Ormai gli avversari la buttano sull’ironia. E sull’autoironia. In fondo è il primo e più importante riconoscimento della grandezza di un campione. È pure un attestato di stima e rispetto, se non amicizia. Sascha Zverev, per esempio, non dimenticherà l’abbraccio e le parole di Jannik poco dopo la vittoria, preceduto soltanto dall’abbraccio a staff e fratello. Così, sull’aereo prima della partenza dall’Australia Sascha posta una foto e commenta: "Bene, questa volta almeno sono davanti a lui", con annesse faccine sorridenti. Sinner è il re che può infastidire soltanto per la sua superiorità ora schiacciante, ma certo non per le relazioni umane. Anche con i tennisti che lo inseguono.

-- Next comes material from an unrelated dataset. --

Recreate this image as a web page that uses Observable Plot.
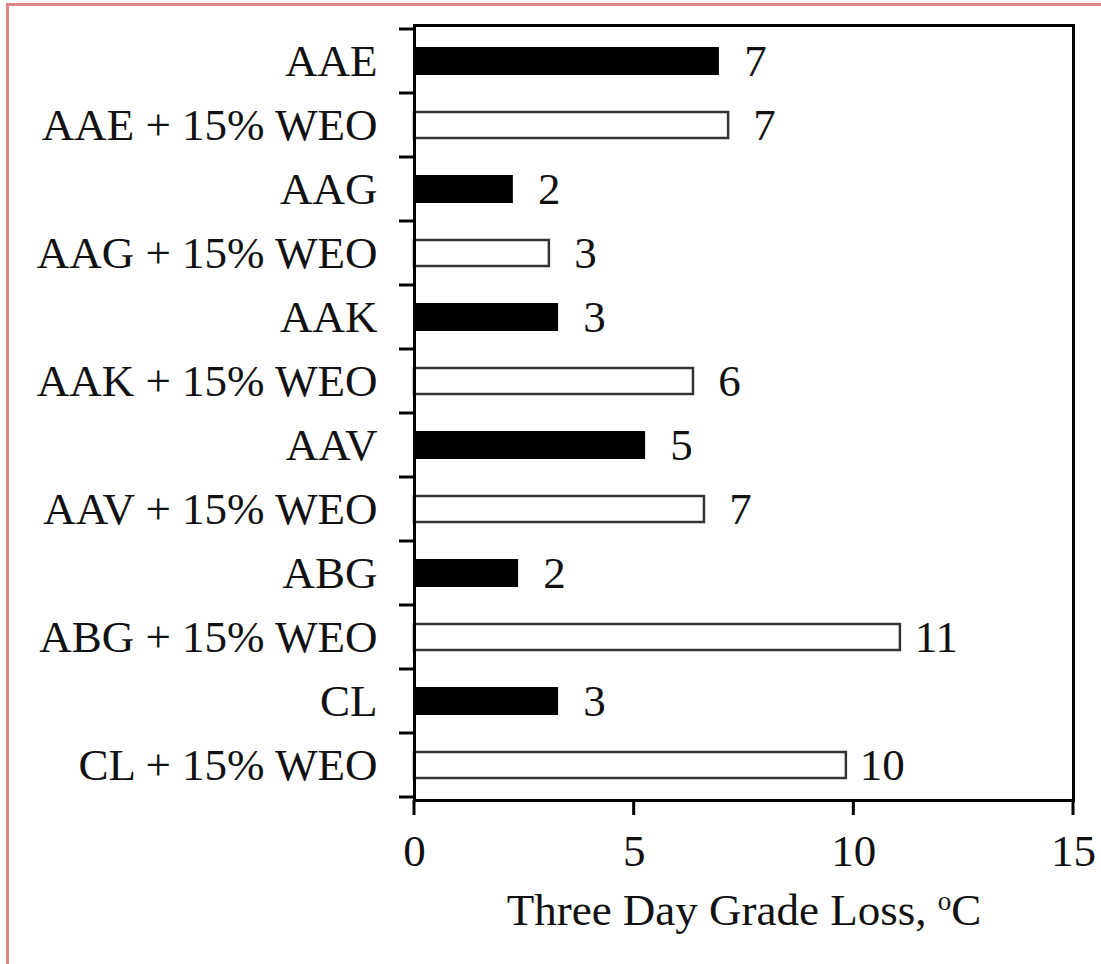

Sinner, il campione educato e umile
Sinner l’hanno disegnato così i suoi genitori, con l’educazione ammirevole in casa. Jannik non cambia, né cambierà mai. Sarà sempre diretto e con il sorriso della disponibilità indossato in ogni occasione. Che sia per il servizio fotografico con la Norman Bookes Challenge Cup, che il giorno dopo segue il trionfo in uno Slam. Che sia per l’intervista fatta da uno dei bambini protagonisti del lancio della monetina durante il torneo. Allo shooting, sotto la pioggia rinunciando all’ombrello, Sinner conferma un altro punto fermo di questa stagione partita in pieno dominio sul resto del mondo: la volontà di mantenere il contatto con la famiglia, la realtà al di fuori del tennis. "Vincere per la seconda volta l’Australian Open è speciale. Il primo Slam è diverso, è come un sollievo. Vedi le cose che puoi fare se giochi alla grande. Il secondo forse te lo godi un po’ di più, ma ogni Slam che vinci ha una storia diversa e le sue difficoltà".